Thanks for providing us with the Nashville Statement. It strikes so many notes that need striking today, and seems to have the potential to become an essential tool for churches seeking to guard and uphold the truth.

What follows is far less an assertion than a query. I’m a bit confused by the last sentence of Article 1: ‘We also deny that marriage is a mere human contract rather than a covenant made before God.’ I’m guessing this has theological targets that I’m unaware of, but I’m slightly worried by what it might seem to imply. Perhaps it simply means that every marriage is made before God in the same sense as everything else happens before God – the Hebrews 4.13 sense – but that would hardly seem worth saying in an explicitly Christian Statement. Is it stating the desirability, ideally, of every marriage being made with explicit acknowledgement of God? Presumably we’d all agree. Or is it going further and implying that there’s something illegitimate about marriages made either without such acknowledgement, or with explicit acknowledgement of other gods? That’s where my worry starts. Or perhaps I’m barking up the wrong tree and it’s targeted at the idea that marriages can be blamelessly ended, as at least some human contracts can.
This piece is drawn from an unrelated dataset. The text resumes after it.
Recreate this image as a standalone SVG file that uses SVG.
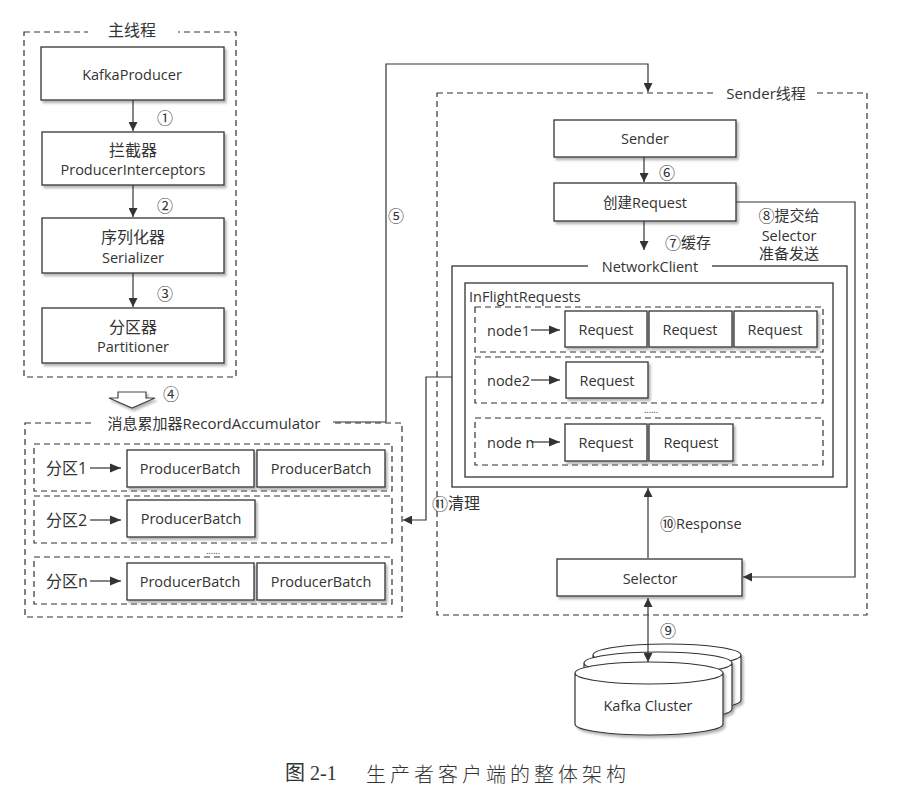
<svg xmlns="http://www.w3.org/2000/svg" width="901" height="800" viewBox="0 0 901 800">
<defs>
<style>
text{font-family:"Open Sans","Noto Sans CJK SC",sans-serif;fill:#333;dominant-baseline:central}
.c{text-anchor:middle}
.box{fill:#fff;stroke:#333;stroke-width:1.3;filter:url(#sh)}
.dash{fill:none;stroke:#333;stroke-width:1.2;stroke-dasharray:6,4}
.sol{fill:none;stroke:#333;stroke-width:1.3}
.ln{fill:none;stroke:#333;stroke-width:1.2}
.t14{font-size:14.5px}
.t13{font-size:14.5px}
.t15{font-size:15px}
.t16{font-size:16px}
.num{font-family:"Noto Sans CJK SC","DejaVu Sans",sans-serif;font-size:16px}
.wh{fill:#fff;stroke:none}
</style>
<filter id="sh" x="-10%" y="-20%" width="130%" height="150%">
<feDropShadow dx="2" dy="2.5" stdDeviation="1.2" flood-color="#777" flood-opacity="0.55"/>
</filter>
<marker id="ah" viewBox="0 0 10 10" refX="10" refY="5" markerWidth="9" markerHeight="9" markerUnits="userSpaceOnUse" orient="auto-start-reverse">
<path d="M0,0 L10,5 L0,10 z" fill="#333"/>
</marker>
<marker id="ah2" viewBox="0 0 10 10" refX="10" refY="5" markerWidth="11" markerHeight="11" markerUnits="userSpaceOnUse" orient="auto">
<path d="M0,1 L10,5 L0,9 z" fill="#333"/>
</marker>
</defs>
<rect width="901" height="800" fill="#fff"/>

<!-- Main thread -->
<g id="main-thread">
<rect class="dash" x="24" y="32" width="212" height="345"/>
<rect class="wh" x="88" y="22" width="90" height="20"/>
<text class="c t16" x="132" y="30">主线程</text>
</g>
<g id="kafkaproducer"><rect class="box" x="41" y="47" width="183" height="53"/><text class="c t13" x="132" y="74">KafkaProducer</text></g>
<g id="interceptors"><rect class="box" x="42" y="132" width="182" height="53"/><text class="c t16" x="133" y="150">拦截器</text><text class="c t13" x="133" y="169">ProducerInterceptors</text></g>
<g id="serializer"><rect class="box" x="42" y="218" width="182" height="55"/><text class="c t16" x="133" y="237">序列化器</text><text class="c t13" x="133" y="257">Serializer</text></g>
<g id="partitioner"><rect class="box" x="42" y="308" width="182" height="55"/><text class="c t16" x="133" y="327">分区器</text><text class="c t13" x="133" y="346">Partitioner</text></g>

<!-- Record accumulator -->
<g id="record-accumulator">
<rect class="dash" x="25" y="423" width="377" height="194"/>
<rect class="wh" x="92" y="412" width="240" height="22"/>
<text class="c t15" x="214" y="423">消息累加器RecordAccumulator</text>
<rect class="dash" x="34" y="444" width="358" height="47"/>
<rect class="dash" x="34" y="496" width="358" height="47"/>
<rect class="dash" x="34" y="557" width="358" height="47"/>
<text class="c" x="213" y="550" font-size="9">......</text>
<text class="t16" x="46" y="468">分区1</text>
<text class="t16" x="46" y="520">分区2</text>
<text class="t16" x="46" y="581">分区n</text>
</g>
<g id="pb-1-1"><rect class="box" x="127" y="450" width="127" height="37"/><text class="c t14" x="190" y="468">ProducerBatch</text></g>
<g id="pb-1-2"><rect class="box" x="257" y="450" width="128" height="37"/><text class="c t14" x="321" y="468">ProducerBatch</text></g>
<g id="pb-2-1"><rect class="box" x="127" y="500" width="128" height="37"/><text class="c t14" x="191" y="518">ProducerBatch</text></g>
<g id="pb-n-1"><rect class="box" x="127" y="563" width="127" height="37"/><text class="c t14" x="190" y="581">ProducerBatch</text></g>
<g id="pb-n-2"><rect class="box" x="257" y="563" width="128" height="37"/><text class="c t14" x="321" y="581">ProducerBatch</text></g>

<!-- Sender thread -->
<g id="sender-thread">
<rect class="dash" x="437" y="93" width="430" height="522"/>
<rect class="wh" x="716" y="82" width="100" height="22"/>
<text class="c t15" x="766" y="93">Sender线程</text>
</g>
<g id="sender"><rect class="box" x="554" y="120" width="182" height="37"/><text class="c t14" x="645" y="138">Sender</text></g>
<g id="create-request"><rect class="box" x="554" y="183" width="182" height="38"/><text class="c t14" x="645" y="202">创建Request</text></g>

<g id="networkclient">
<rect class="sol" x="452" y="266" width="395" height="221"/>
<rect class="wh" x="588" y="256" width="124" height="20"/>
<text class="c t14" x="650" y="266">NetworkClient</text>
</g>
<g id="inflightrequests">
<rect class="sol" x="465" y="283" width="368" height="194"/>
<text class="t14" x="469" y="296">InFlightRequests</text>
<rect class="dash" x="475" y="307" width="348" height="45"/>
<rect class="dash" x="475" y="357" width="348" height="46"/>
<rect class="dash" x="475" y="418" width="348" height="47"/>
<text class="c" x="651" y="409" font-size="9">......</text>
<text class="t14" x="487" y="330">node1</text>
<text class="t14" x="487" y="380">node2</text>
<text class="t14" x="487" y="442">node n</text>
</g>
<g id="req-1-1"><rect class="box" x="565" y="311" width="82" height="36"/><text class="c t14" x="606" y="329">Request</text></g>
<g id="req-1-2"><rect class="box" x="649" y="311" width="83" height="36"/><text class="c t14" x="690" y="329">Request</text></g>
<g id="req-1-3"><rect class="box" x="734" y="311" width="83" height="36"/><text class="c t14" x="775" y="329">Request</text></g>
<g id="req-2-1"><rect class="box" x="566" y="362" width="82" height="36"/><text class="c t14" x="607" y="380">Request</text></g>
<g id="req-n-1"><rect class="box" x="565" y="424" width="82" height="37"/><text class="c t14" x="606" y="442">Request</text></g>
<g id="req-n-2"><rect class="box" x="649" y="424" width="84" height="37"/><text class="c t14" x="691" y="442">Request</text></g>

<g id="selector"><rect class="box" x="557" y="559" width="185" height="37"/><text class="c t14" x="650" y="578">Selector</text></g>

<g id="kafka-cluster" fill="#fff" stroke="#333" stroke-width="1.2">
<path d="M593,655 L593,700 A74,11 0 0 0 741,700 L741,655 A74,11 0 0 0 593,655 A74,11 0 0 0 741,655" filter="url(#sh)"/>
<path d="M584,663 L584,709 A74,11 0 0 0 732,709 L732,663 A74,11 0 0 0 584,663 A74,11 0 0 0 732,663" filter="url(#sh)"/>
<path d="M575,673 L575,724 A74,11 0 0 0 723,724 L723,673 A74,11 0 0 0 575,673 A74,11 0 0 0 723,673" filter="url(#sh)"/>
<text class="c t14" x="648" y="705" stroke="none">Kafka Cluster</text>
</g>

<!-- Connectors -->
<g id="connectors">
<line class="ln" x1="133" y1="100" x2="133" y2="131" marker-end="url(#ah)"/>
<line class="ln" x1="133" y1="185" x2="133" y2="217" marker-end="url(#ah)"/>
<line class="ln" x1="133" y1="273" x2="133" y2="307" marker-end="url(#ah)"/>
<polygon points="118,392 146,392 146,398 155,398 132,408 109,398 118,398" fill="#fff" stroke="#444" stroke-width="1.2" filter="url(#sh)"/>
<line class="ln" x1="90" y1="468" x2="121" y2="468" marker-end="url(#ah2)"/>
<line class="ln" x1="90" y1="520" x2="121" y2="520" marker-end="url(#ah2)"/>
<line class="ln" x1="90" y1="581" x2="121" y2="581" marker-end="url(#ah2)"/>
<polyline class="ln" points="333,422 386,422 386,64 648,64 648,92" marker-end="url(#ah)"/>
<line class="ln" x1="644" y1="157" x2="644" y2="182" marker-end="url(#ah)"/>
<line class="ln" x1="644" y1="221" x2="644" y2="250" marker-end="url(#ah)"/>
<polyline class="ln" points="736,202 855,202 855,577 743,577" marker-end="url(#ah)"/>
<line class="ln" x1="531" y1="330" x2="560" y2="330" marker-end="url(#ah2)"/>
<line class="ln" x1="531" y1="380" x2="560" y2="380" marker-end="url(#ah2)"/>
<line class="ln" x1="531" y1="442" x2="560" y2="442" marker-end="url(#ah2)"/>
<polyline class="ln" points="452,377 426,377 426,520 403,520" marker-end="url(#ah)"/>
<line class="ln" x1="648" y1="558" x2="648" y2="488" marker-end="url(#ah)"/>
<line class="ln" x1="648" y1="598" x2="648" y2="662" marker-start="url(#ah)" marker-end="url(#ah)"/>
</g>

<!-- Labels -->
<g id="labels">
<text class="c num" x="165" y="117">①</text>
<text class="c num" x="165" y="205">②</text>
<text class="c num" x="165" y="293">③</text>
<text class="c num" x="171" y="393">④</text>
<text class="c num" x="396" y="215">⑤</text>
<text class="c num" x="667" y="172">⑥</text>
<text class="t15" x="665" y="242"><tspan class="num">⑦</tspan>缓存</text>
<text class="c t15" x="789" y="215"><tspan class="num">⑧</tspan>提交给</text>
<text class="c t14" x="789" y="235">Selector</text>
<text class="c t15" x="789" y="253">准备发送</text>
<text class="c num" x="668" y="630">⑨</text>
<text class="t14" x="660" y="523"><tspan class="num">⑩</tspan>Response</text>
<text class="t16" x="432" y="503"><tspan class="num" font-size="18px">⑪</tspan>清理</text>
</g>

<g id="caption" style="font-size:20px">
<text x="285" y="773" style="font-family:'Liberation Serif','Noto Sans CJK SC',serif">图 2-1</text>
<text x="366" y="773" style="font-family:'Noto Sans CJK SC',sans-serif;font-weight:300" letter-spacing="4">生产者客户端的整体架构</text>
</g>
</svg>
If so, amen, but couldn’t that be made a bit clearer, to avoid wrong trees being barked up? Another possibility may be that it’s targeted at the idea that humans get to set the terms of this ‘contract’, rather than accepting God’s design for marriage – again, amen if so, but I don’t think it’s clear that it is so. All this is not intended as a criticism so much as to highlight the extent of my confusion – and if mine, then perhaps others’.